Roy Davies

Personal information
- Full name: Ronald Alfred Davies
- Date of birth: 23 August 1924
- Place of birth: Cape Town, South Africa
- Date of death: 10 December 1973 (aged 49)
- Place of death: Hitchin, England
- Position(s): Winger

Senior career*
- Years: Team / Apps / (Gls)
- 1945: Clyde-Pinelands
- 1946–1947: Germiston Callies
- 1947–1951: Clyde / 60 / (16)
- 1950: → East Rand Stars (loan)
- 1951–1958: Luton Town / 150 / (26)
- 1958: Bedford Town / 7 / (3)
- 1958–1959: Weymouth / 24 / (2)

= Roy Davies (soccer) =

South African footballer

Ronald Alfred "Roy" Davies (23 August 1924 – 10 December 1973) was a South African professional footballer.

==Career==

Davies played for Germiston Callies in his native South Africa, before his career was interrupted by the Second World War.

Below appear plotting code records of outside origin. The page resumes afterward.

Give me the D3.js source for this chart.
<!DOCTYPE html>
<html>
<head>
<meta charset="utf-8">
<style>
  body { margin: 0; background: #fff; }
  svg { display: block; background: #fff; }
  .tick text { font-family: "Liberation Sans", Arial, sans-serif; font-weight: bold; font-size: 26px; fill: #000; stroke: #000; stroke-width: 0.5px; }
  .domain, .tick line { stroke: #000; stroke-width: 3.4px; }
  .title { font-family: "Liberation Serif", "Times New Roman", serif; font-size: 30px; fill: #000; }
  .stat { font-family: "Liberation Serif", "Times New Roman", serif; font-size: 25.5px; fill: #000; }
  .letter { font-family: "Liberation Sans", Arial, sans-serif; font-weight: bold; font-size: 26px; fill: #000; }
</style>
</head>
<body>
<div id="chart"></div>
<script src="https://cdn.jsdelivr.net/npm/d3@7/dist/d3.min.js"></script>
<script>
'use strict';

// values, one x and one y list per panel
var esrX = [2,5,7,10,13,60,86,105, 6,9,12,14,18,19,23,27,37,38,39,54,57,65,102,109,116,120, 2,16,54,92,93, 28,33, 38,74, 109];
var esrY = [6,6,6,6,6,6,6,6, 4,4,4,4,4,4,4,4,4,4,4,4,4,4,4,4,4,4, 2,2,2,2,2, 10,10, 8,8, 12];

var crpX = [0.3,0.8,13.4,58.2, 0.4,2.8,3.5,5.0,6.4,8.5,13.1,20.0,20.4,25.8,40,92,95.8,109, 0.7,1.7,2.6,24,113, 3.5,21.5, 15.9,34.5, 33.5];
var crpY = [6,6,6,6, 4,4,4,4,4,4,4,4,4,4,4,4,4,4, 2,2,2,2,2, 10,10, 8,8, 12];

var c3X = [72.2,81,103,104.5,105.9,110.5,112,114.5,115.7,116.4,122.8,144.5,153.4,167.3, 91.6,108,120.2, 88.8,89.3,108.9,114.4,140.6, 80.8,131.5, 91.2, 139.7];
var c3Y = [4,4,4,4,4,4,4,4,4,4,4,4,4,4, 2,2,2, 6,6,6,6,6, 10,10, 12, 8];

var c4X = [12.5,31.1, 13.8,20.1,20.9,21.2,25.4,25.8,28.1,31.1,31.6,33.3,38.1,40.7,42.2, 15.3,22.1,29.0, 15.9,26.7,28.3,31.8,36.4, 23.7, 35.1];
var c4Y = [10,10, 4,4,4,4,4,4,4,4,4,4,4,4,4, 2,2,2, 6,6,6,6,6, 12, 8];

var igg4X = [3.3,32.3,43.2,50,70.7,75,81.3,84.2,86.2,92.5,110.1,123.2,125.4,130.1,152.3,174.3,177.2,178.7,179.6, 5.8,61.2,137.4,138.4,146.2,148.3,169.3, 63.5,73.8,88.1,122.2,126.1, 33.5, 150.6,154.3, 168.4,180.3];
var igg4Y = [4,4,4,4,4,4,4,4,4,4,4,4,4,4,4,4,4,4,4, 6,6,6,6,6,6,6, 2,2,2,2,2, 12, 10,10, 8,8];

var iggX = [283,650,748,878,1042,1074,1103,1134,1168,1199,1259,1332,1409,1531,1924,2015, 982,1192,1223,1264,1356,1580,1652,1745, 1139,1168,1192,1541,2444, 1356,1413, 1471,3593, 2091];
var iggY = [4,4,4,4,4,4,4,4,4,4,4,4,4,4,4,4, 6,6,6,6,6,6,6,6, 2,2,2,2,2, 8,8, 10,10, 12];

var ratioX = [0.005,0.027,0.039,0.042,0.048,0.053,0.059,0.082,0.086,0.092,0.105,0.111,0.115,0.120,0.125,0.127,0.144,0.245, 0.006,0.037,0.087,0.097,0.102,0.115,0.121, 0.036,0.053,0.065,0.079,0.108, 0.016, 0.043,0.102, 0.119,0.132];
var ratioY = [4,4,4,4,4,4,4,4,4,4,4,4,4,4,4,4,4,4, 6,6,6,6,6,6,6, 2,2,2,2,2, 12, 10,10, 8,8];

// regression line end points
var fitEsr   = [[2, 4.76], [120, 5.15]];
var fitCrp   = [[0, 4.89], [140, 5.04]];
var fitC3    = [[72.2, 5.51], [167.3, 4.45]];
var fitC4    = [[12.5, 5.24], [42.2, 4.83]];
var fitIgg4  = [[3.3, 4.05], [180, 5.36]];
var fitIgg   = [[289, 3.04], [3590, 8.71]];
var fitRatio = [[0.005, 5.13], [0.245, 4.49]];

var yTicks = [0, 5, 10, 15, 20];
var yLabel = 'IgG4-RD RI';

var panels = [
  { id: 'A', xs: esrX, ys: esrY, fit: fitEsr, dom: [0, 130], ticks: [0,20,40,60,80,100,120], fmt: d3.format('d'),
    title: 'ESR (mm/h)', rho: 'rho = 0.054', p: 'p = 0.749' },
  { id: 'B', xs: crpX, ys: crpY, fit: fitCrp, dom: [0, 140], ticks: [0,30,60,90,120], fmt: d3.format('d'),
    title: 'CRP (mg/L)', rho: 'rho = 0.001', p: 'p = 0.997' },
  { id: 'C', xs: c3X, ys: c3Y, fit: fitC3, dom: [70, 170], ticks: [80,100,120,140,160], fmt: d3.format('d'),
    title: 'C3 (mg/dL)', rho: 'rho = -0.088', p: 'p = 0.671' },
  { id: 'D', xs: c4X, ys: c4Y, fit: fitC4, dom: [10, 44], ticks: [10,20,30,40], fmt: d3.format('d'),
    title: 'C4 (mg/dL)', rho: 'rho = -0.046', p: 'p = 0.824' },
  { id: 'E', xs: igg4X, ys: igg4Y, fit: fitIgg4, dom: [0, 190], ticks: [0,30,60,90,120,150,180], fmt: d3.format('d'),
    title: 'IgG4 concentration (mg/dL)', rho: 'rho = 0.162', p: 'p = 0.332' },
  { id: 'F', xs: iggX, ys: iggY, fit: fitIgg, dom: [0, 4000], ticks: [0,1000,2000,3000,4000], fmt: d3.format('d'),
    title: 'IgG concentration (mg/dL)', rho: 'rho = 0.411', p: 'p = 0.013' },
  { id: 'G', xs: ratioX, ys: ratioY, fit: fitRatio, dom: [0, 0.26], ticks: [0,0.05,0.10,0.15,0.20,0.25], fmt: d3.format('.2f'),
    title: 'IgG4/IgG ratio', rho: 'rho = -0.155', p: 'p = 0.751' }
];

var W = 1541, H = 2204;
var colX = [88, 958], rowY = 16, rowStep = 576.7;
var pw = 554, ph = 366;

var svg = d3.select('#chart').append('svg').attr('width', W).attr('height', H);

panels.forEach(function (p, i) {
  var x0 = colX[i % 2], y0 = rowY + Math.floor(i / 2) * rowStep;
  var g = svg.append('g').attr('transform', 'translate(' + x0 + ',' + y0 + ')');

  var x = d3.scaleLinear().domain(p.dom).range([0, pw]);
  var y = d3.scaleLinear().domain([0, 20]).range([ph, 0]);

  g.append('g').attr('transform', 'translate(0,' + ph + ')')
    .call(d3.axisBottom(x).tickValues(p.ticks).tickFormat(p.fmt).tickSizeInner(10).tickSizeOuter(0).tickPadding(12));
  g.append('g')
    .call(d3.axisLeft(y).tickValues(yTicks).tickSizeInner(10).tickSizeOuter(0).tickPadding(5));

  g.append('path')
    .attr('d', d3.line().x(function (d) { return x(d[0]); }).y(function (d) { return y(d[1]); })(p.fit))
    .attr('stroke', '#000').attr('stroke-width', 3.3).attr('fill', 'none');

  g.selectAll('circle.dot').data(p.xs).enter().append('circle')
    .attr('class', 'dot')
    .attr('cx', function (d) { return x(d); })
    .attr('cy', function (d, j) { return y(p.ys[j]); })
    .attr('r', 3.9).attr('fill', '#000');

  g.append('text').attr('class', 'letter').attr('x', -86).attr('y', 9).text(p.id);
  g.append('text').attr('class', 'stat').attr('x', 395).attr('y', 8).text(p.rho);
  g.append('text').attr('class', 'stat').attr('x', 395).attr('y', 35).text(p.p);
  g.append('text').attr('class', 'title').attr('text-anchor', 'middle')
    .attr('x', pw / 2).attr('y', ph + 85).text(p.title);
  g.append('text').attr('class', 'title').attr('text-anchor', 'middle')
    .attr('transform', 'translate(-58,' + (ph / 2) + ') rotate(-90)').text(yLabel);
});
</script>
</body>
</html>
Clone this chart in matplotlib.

Following the conflict, Davies signed for Scottish club Clyde, where he spent four years and made 60 league appearances, also playing in the 1949 Scottish Cup Final.

Joining English team Luton Town in 1951, Davies played 171 games for the club before moving into semi-retirement with Bedford Town and Weymouth.

During his period with Luton, Davies also made 13 appearances as a fast bowler for Bedfordshire County Cricket Club in the Minor Counties Championship.